Optimize Assets for Discoverability from the Start

The most comprehensive knowledge asset provides zero value if users cannot find it when they need it. Discoverability must be treated as a first-class requirement during asset creation, not an afterthought applied during periodic cleanup. This includes both metadata-driven search optimization and logical taxonomy placement.

✓ Do: Apply a consistent tagging taxonomy at asset creation time. Write descriptive titles that include the key terms users would search for. Place assets within a logical folder or category structure and cross-link related assets. Include a brief summary or abstract at the top of each asset to support search result previews.
✗ Don't: Don't rely solely on folder structure for organization — tags and search are equally important. Avoid using internal jargon or project codenames in titles that external users or new employees wouldn't recognize when searching.

Capture Context, Not Just Content

Knowledge assets that document only the 'what' without the 'why' and 'when' lose much of their value over time. Future users need to understand the context in which a process was designed or a decision was made to correctly apply, adapt, or challenge it as circumstances change. Context transforms a document into a genuine knowledge asset.

✓ Do: Include a context section in every knowledge asset that explains the problem it addresses, the conditions under which it applies, and any known exceptions or edge cases. For decision records, document options that were considered and rejected along with the reasoning. Note any dependencies on other systems, teams, or assets.
✗ Don't: Don't document procedures as a pure sequence of steps without explaining the purpose of each major stage. Avoid omitting constraints, assumptions, or prerequisites that the original author considered obvious — these are often the most valuable contextual details for future users.

Measure Asset Usage and Retire Stale Content Proactively

A knowledge asset library that grows indefinitely without pruning becomes a liability rather than an asset. Outdated content competes with accurate content in search results, erodes user trust, and creates compliance risks. Measuring which assets are actually used provides data-driven guidance for both improvement priorities and retirement decisions.

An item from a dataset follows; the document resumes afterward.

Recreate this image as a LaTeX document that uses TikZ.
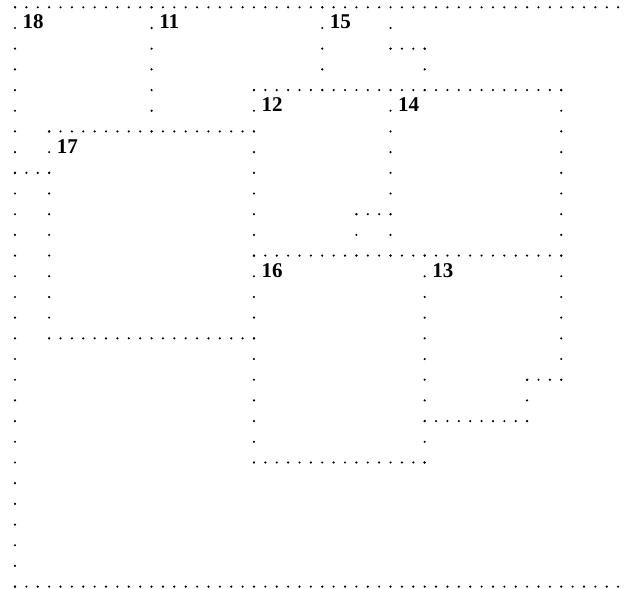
\documentclass[tikz,border=0pt]{standalone}
\usepackage{fontspec}
\setmainfont{Liberation Serif}
\newcommand\hrun[3]{\foreach \c in {#2,...,#3} {\fill ({15+11.38*\c},{7.3+20.69*#1}) circle (1.2pt);}}
\newcommand\vrun[3]{\foreach \r in {#2,...,#3} {\fill ({15+11.38*#1},{7.3+20.69*\r}) circle (1.2pt);}}
\begin{document}
\begin{tikzpicture}[x=1pt,y=-1pt,
  lab/.style={anchor=base west, inner sep=0pt, font=\fontsize{21}{21}\selectfont\bfseries}]
\useasboundingbox (0,0) rectangle (624,589);
% horizontal runs
\hrun{0}{0}{53}
\hrun{2}{33}{36}
\hrun{4}{21}{48}
\hrun{6}{3}{21}
\hrun{8}{0}{3}
\hrun{10}{30}{33}
\hrun{12}{21}{48}
\hrun{16}{3}{21}
\hrun{18}{45}{48}
\hrun{20}{36}{45}
\hrun{22}{21}{36}
\hrun{28}{0}{53}
% vertical runs
\vrun{0}{0}{28}
\vrun{12}{0}{6}
\vrun{27}{0}{4}
\vrun{33}{1}{2}
\vrun{36}{2}{4}
\vrun{21}{4}{22}
\vrun{33}{4}{12}
\vrun{48}{4}{18}
\vrun{3}{6}{16}
\vrun{30}{10}{12}
\vrun{36}{12}{22}
\vrun{45}{18}{20}
% labels
\node[lab] (l18) at ({15+11.38*0+7.5},{7.3+20.69*1+1}) {18};
\node[lab] (l11) at ({15+11.38*12+7.5},{7.3+20.69*1+1}) {11};
\node[lab] (l15) at ({15+11.38*27+7.5},{7.3+20.69*1+1}) {15};
\node[lab] (l12) at ({15+11.38*21+7.5},{7.3+20.69*5+1}) {12};
\node[lab] (l14) at ({15+11.38*33+7.5},{7.3+20.69*5+1}) {14};
\node[lab] (l17) at ({15+11.38*3+7.5},{7.3+20.69*7+1}) {17};
\node[lab] (l16) at ({15+11.38*21+7.5},{7.3+20.69*13+1}) {16};
\node[lab] (l13) at ({15+11.38*36+7.5},{7.3+20.69*13+1}) {13};
\end{tikzpicture}
\end{document}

✓ Do: Track page views, search clicks, and user feedback ratings for knowledge assets where your platform supports analytics. Establish a formal retirement process that archives rather than deletes outdated assets to preserve historical context. Conduct an annual library audit to identify assets with low usage, outdated review dates, or user-reported accuracy issues.
✗ Don't: Don't let the knowledge asset library grow without a corresponding governance process for retirement. Avoid deleting assets outright without archiving them — historical records of superseded processes and decisions often have compliance and audit value even after they are no longer operationally current.